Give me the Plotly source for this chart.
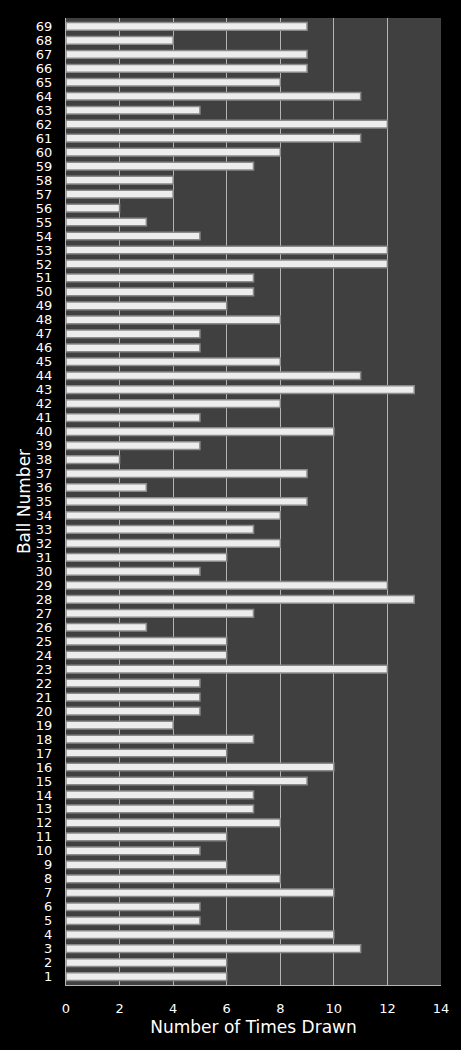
import plotly.graph_objects as go

# times each ball number was drawn
balls = list(range(1, 70))
times_drawn = [
    6, 6, 11, 10, 5, 5, 10, 8, 6, 5,      # 1-10
    6, 8, 7, 7, 9, 10, 6, 7, 4, 5,        # 11-20
    5, 5, 12, 6, 6, 3, 7, 13, 12, 5,      # 21-30
    6, 8, 7, 8, 9, 3, 9, 2, 5, 10,        # 31-40
    5, 8, 13, 11, 8, 5, 5, 8, 6, 7,       # 41-50
    7, 12, 12, 5, 3, 2, 4, 4, 7, 8,       # 51-60
    11, 12, 5, 11, 8, 9, 9, 4, 9,         # 61-69
]
x_ticks = list(range(0, 15, 2))

fig = go.Figure(go.Bar(
    x=times_drawn,
    y=balls,
    orientation="h",
    marker=dict(color="#ededed", line=dict(color="#8a8a8a", width=1.5)),
    hoverinfo="x+y",
))

fig.update_layout(
    width=461, height=1050,
    margin=dict(l=66, r=20, t=18, b=65),
    paper_bgcolor="black",
    plot_bgcolor="#404040",
    bargap=0.45,
    font=dict(family="DejaVu Sans", color="white", size=13),
    showlegend=False,
    xaxis=dict(
        range=[0, 14], tickvals=x_ticks,
        showgrid=True, gridcolor="#b4b4b4", gridwidth=1,
        zeroline=False,
        showline=True, linecolor="#b4b4b4", linewidth=1,
        ticks="outside", ticklen=11, tickcolor="rgba(0,0,0,0)",
        tickfont=dict(size=13),
        title=dict(text="Number of Times Drawn", font=dict(size=17), standoff=6),
        fixedrange=True,
    ),
    yaxis=dict(
        range=[0.4, 69.6], tickmode="array", tickvals=balls,
        showgrid=False, zeroline=False,
        showline=True, linecolor="#b4b4b4", linewidth=1,
        ticks="outside", ticklen=10, tickcolor="rgba(0,0,0,0)",
        tickfont=dict(size=13),
        title=dict(text="Ball Number", font=dict(size=17), standoff=0),
        fixedrange=True,
    ),
)

# drop the browser's default white body margin so the black fills the window
fig.write_html(
    "out.html",
    config={"displayModeBar": False},
    post_script="document.body.style.margin='0';document.body.style.background='black';",
)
+++
(GIVEN INSTRUCTION):
Extract every line of the data exactly; pictures stay out.

(FINISHED TASK):
Give me the Plotly source for this chart.
import plotly.graph_objects as go

# times each ball number was drawn
balls = list(range(1, 70))
times_drawn = [
    6, 6, 11, 10, 5, 5, 10, 8, 6, 5,      # 1-10
    6, 8, 7, 7, 9, 10, 6, 7, 4, 5,        # 11-20
    5, 5, 12, 6, 6, 3, 7, 13, 12, 5,      # 21-30
    6, 8, 7, 8, 9, 3, 9, 2, 5, 10,        # 31-40
    5, 8, 13, 11, 8, 5, 5, 8, 6, 7,       # 41-50
    7, 12, 12, 5, 3, 2, 4, 4, 7, 8,       # 51-60
    11, 12, 5, 11, 8, 9, 9, 4, 9,         # 61-69
]
x_ticks = list(range(0, 15, 2))

fig = go.Figure(go.Bar(
    x=times_drawn,
    y=balls,
    orientation="h",
    marker=dict(color="#ededed", line=dict(color="#8a8a8a", width=1.5)),
    hoverinfo="x+y",
))

fig.update_layout(
    width=461, height=1050,
    margin=dict(l=66, r=20, t=18, b=65),
    paper_bgcolor="black",
    plot_bgcolor="#404040",
    bargap=0.45,
    font=dict(family="DejaVu Sans", color="white", size=13),
    showlegend=False,
    xaxis=dict(
        range=[0, 14], tickvals=x_ticks,
        showgrid=True, gridcolor="#b4b4b4", gridwidth=1,
        zeroline=False,
        showline=True, linecolor="#b4b4b4", linewidth=1,
        ticks="outside", ticklen=11, tickcolor="rgba(0,0,0,0)",
        tickfont=dict(size=13),
        title=dict(text="Number of Times Drawn", font=dict(size=17), standoff=6),
        fixedrange=True,
    ),
    yaxis=dict(
        range=[0.4, 69.6], tickmode="array", tickvals=balls,
        showgrid=False, zeroline=False,
        showline=True, linecolor="#b4b4b4", linewidth=1,
        ticks="outside", ticklen=10, tickcolor="rgba(0,0,0,0)",
        tickfont=dict(size=13),
        title=dict(text="Ball Number", font=dict(size=17), standoff=0),
        fixedrange=True,
    ),
)

# drop the browser's default white body margin so the black fills the window
fig.write_html(
    "out.html",
    config={"displayModeBar": False},
    post_script="document.body.style.margin='0';document.body.style.background='black';",
)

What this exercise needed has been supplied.